2.2 Extended HI halo of NGC 4945

Using MeerKAT, I discovered a large amount of halo gas around the nuclear starburst galaxy NGC 4945 that had been missed by previous HI observations. This extra-planar gas accounts for 6.8% of the galaxy's total HI mass and is most likely material blown into the halo by star formation activity.

I modelled the HI distribution using tilted-ring fitting techniques with TiRiFiC software, characterising the kinematic properties of both the disc and halo components. This work demonstrates how next-generation radio telescopes can uncover previously hidden gas reservoirs around galaxies.

2.3 Ram pressure stripping in isolated environments

My MeerKAT observations of the dwarf irregular galaxy Wolf-Lundmark-Melotte (WLM) contributed to a discovery that the intergalactic medium may be denser than previously thought. The data I collected revealed four extended HI gas clouds trailing behind WLM, representing about 10% of the galaxy's total HI mass, along with a spatial offset between the gas and stellar components.

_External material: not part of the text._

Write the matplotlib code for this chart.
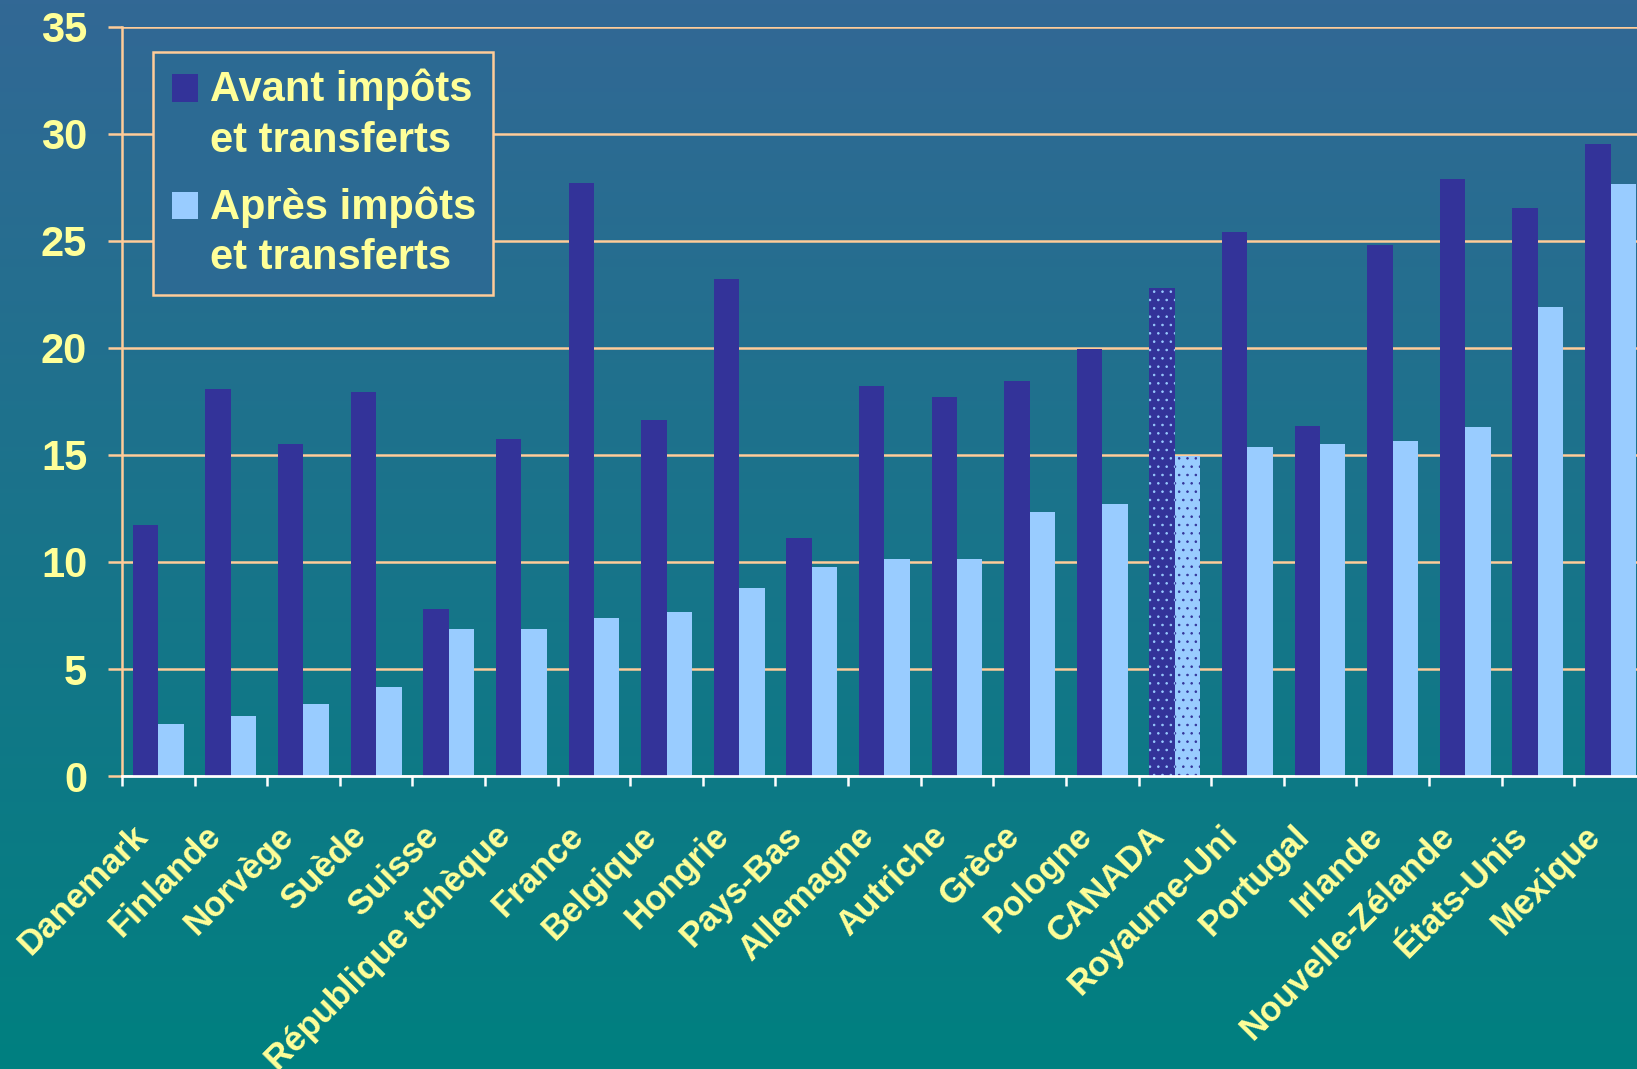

These findings indicate that WLM is undergoing ram pressure stripping despite being located over 900 kpc from both the Milky Way and M31. This was the first evidence of interaction with such a low-density intergalactic medium and challenges our understanding of dwarf galaxy evolution in supposedly isolated environments.

3. Technical expertise

I have extensive experience in radio interferometric data reduction, particularly with MeerKAT and VLA observations. I have extensive experience with the CARACal pipeline for calibration and imaging, as well as 3D kinematic modelling tools including TiRiFiC, FAT, and pyFAT.

I have extensively used different tools essential for data reduction and analysis of radio astronomical data cubes. I primarily use the CARACal pipeline and custom Stimela scripts for data reduction. More recently, I have begun exploring Bayesian decomposition methods through baygaud-PI to separate multiple kinematic components along individual lines of sight. For data visualization and analysis, I use CARTA, GIPSY, CASA, AIPS, Miriad, and Kvis.

Beyond research, I have developed skills in web development using the Django framework and PostgreSQL database management. I maintain a personal website and have contributed to initiatives promoting reproducible science in the Big Data era (https://arxiv.org/pdf/2601.07439), particularly in preparation for the Square Kilometre Array Observatory (SKAO).

4. Observing experience

I have been Principal Investigator on successful observing proposals with MeerKAT (totalling over 70 hours) and FAST (25 hours), and Co-Principal Investigator on additional MeerKAT projects (over 130 hours) and VLA proposals (168 hours). These programmes have targeted a range of science goals from mapping tidal interactions in galaxy groups to searching for diffuse HI emission in Local Group dwarf galaxies.

5. Supervision and outreach

I currently (remotely) supervise two MSc students at the University of Antananarivo in Madagascar, working on topics including galaxy parameterisation, star formation in nearby galaxies, and kinematic modelling techniques. I have also served as an external examiner for graduate theses at the University of Pretoria.

6. Contribution to the community

I am committed to promoting astronomy in Africa and Madagascar. I co-founded the Malagasy Astronomy and Space Science (MASS) organisation to advance astronomical education in my home country. Together with colleagues, I secured funding from the International Astronomical Union to organise workshops preparing Malagasy students for the 2024 IAU General Assembly in Cape Town.

I also contribute to the broader scientific community by refereeing a paper. I have also served as a proposal evaluator for the Five-hundred-meter Aperture Spherical radio Telescope (FAST), for which I received a certificate of honour.